Without the pictures, output the lines of the material from the very first through the one that holds "461, 491, 522]".

### Recorded information
-.-.-

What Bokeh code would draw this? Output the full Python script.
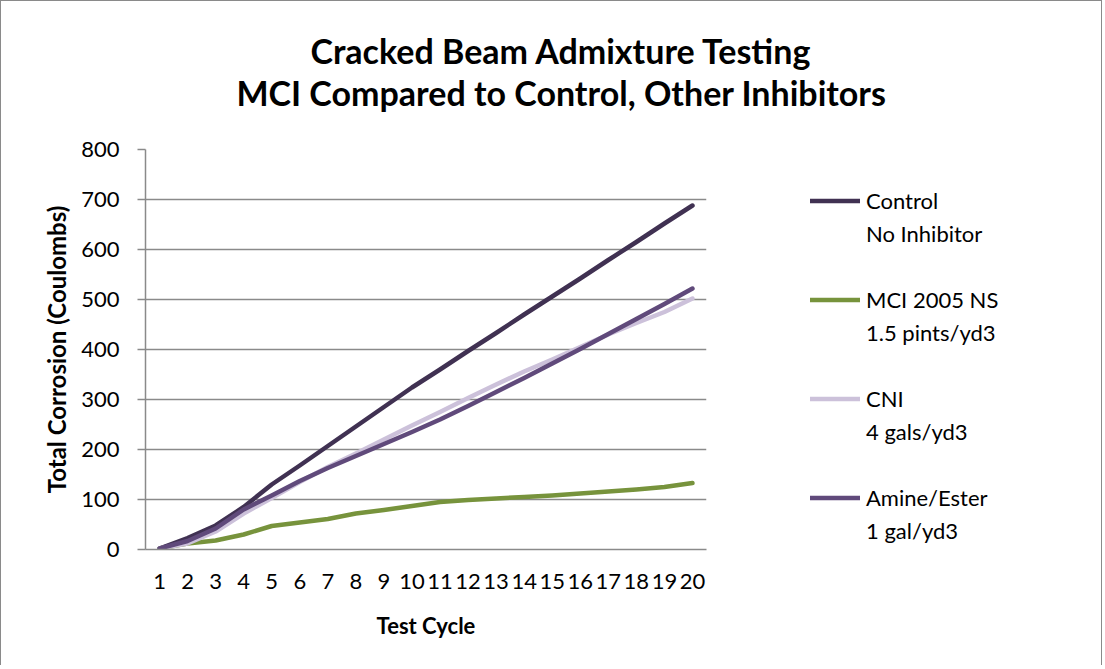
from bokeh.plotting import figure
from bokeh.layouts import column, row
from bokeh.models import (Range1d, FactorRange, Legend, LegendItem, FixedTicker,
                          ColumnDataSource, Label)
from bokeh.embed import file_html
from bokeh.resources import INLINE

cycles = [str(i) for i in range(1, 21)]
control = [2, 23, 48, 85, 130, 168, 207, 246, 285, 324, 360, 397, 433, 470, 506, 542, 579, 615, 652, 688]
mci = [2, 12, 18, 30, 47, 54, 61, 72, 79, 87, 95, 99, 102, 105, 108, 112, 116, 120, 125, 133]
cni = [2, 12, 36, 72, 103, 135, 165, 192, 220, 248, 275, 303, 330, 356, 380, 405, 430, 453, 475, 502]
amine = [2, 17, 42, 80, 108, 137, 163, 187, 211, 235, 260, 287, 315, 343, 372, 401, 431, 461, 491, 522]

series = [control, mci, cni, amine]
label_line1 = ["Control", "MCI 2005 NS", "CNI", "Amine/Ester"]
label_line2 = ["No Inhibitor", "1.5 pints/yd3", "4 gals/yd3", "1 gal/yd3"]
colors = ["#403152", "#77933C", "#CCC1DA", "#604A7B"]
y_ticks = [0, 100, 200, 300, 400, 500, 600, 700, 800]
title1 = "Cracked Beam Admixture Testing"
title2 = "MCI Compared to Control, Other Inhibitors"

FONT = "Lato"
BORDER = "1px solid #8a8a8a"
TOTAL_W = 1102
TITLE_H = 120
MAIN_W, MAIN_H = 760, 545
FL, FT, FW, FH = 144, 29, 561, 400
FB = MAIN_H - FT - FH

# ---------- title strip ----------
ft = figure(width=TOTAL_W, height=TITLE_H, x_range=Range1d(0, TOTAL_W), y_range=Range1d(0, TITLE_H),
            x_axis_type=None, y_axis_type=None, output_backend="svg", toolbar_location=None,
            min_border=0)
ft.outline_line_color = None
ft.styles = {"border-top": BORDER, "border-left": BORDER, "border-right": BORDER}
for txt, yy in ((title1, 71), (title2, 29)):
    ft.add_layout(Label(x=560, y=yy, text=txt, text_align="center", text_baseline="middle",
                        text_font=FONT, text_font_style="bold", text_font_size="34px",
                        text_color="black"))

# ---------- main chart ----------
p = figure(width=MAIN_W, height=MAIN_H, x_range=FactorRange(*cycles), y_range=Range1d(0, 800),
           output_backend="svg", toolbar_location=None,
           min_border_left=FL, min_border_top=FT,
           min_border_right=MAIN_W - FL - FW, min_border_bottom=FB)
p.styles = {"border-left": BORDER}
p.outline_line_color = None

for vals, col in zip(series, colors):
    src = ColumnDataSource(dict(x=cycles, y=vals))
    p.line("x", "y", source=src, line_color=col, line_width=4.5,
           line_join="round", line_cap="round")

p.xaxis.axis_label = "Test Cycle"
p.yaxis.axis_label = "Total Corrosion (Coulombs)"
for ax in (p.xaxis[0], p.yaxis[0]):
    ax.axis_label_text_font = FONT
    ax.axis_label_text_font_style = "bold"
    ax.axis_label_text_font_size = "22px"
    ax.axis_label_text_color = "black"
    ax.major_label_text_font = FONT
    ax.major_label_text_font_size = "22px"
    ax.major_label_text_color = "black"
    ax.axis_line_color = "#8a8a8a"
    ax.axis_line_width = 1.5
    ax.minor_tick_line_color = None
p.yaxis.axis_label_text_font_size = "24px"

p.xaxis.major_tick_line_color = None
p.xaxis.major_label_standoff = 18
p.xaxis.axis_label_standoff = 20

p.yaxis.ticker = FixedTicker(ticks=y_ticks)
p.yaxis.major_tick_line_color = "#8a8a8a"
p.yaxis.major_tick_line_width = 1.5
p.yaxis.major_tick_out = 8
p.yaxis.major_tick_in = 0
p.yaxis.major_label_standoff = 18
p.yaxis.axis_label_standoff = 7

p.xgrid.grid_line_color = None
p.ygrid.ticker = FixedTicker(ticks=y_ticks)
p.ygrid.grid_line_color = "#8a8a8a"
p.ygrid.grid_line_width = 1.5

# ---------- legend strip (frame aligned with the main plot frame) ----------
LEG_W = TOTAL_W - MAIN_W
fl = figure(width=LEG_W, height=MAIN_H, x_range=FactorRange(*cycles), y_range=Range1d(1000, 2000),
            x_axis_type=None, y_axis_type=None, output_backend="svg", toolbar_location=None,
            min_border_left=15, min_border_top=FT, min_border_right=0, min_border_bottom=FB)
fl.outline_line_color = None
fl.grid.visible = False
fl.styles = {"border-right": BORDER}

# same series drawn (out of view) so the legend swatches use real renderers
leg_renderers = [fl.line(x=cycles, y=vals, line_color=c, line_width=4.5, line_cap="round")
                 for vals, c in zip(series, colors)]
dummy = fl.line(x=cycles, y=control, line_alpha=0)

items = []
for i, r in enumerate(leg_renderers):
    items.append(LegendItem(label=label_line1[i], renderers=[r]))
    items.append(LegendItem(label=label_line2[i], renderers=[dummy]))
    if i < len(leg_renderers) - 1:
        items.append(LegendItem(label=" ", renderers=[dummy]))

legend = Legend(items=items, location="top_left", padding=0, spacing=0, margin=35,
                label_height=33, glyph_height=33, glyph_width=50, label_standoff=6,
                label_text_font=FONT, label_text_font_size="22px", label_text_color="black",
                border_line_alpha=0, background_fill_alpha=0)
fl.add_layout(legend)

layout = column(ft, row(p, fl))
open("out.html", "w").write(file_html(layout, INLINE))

-.-.-

### Completed task
What Bokeh code would draw this? Output the full Python script.
from bokeh.plotting import figure
from bokeh.layouts import column, row
from bokeh.models import (Range1d, FactorRange, Legend, LegendItem, FixedTicker,
                          ColumnDataSource, Label)
from bokeh.embed import file_html
from bokeh.resources import INLINE

cycles = [str(i) for i in range(1, 21)]
control = [2, 23, 48, 85, 130, 168, 207, 246, 285, 324, 360, 397, 433, 470, 506, 542, 579, 615, 652, 688]
mci = [2, 12, 18, 30, 47, 54, 61, 72, 79, 87, 95, 99, 102, 105, 108, 112, 116, 120, 125, 133]
cni = [2, 12, 36, 72, 103, 135, 165, 192, 220, 248, 275, 303, 330, 356, 380, 405, 430, 453, 475, 502]
amine = [2, 17, 42, 80, 108, 137, 163, 187, 211, 235, 260, 287, 315, 343, 372, 401, 431, 461, 491, 522]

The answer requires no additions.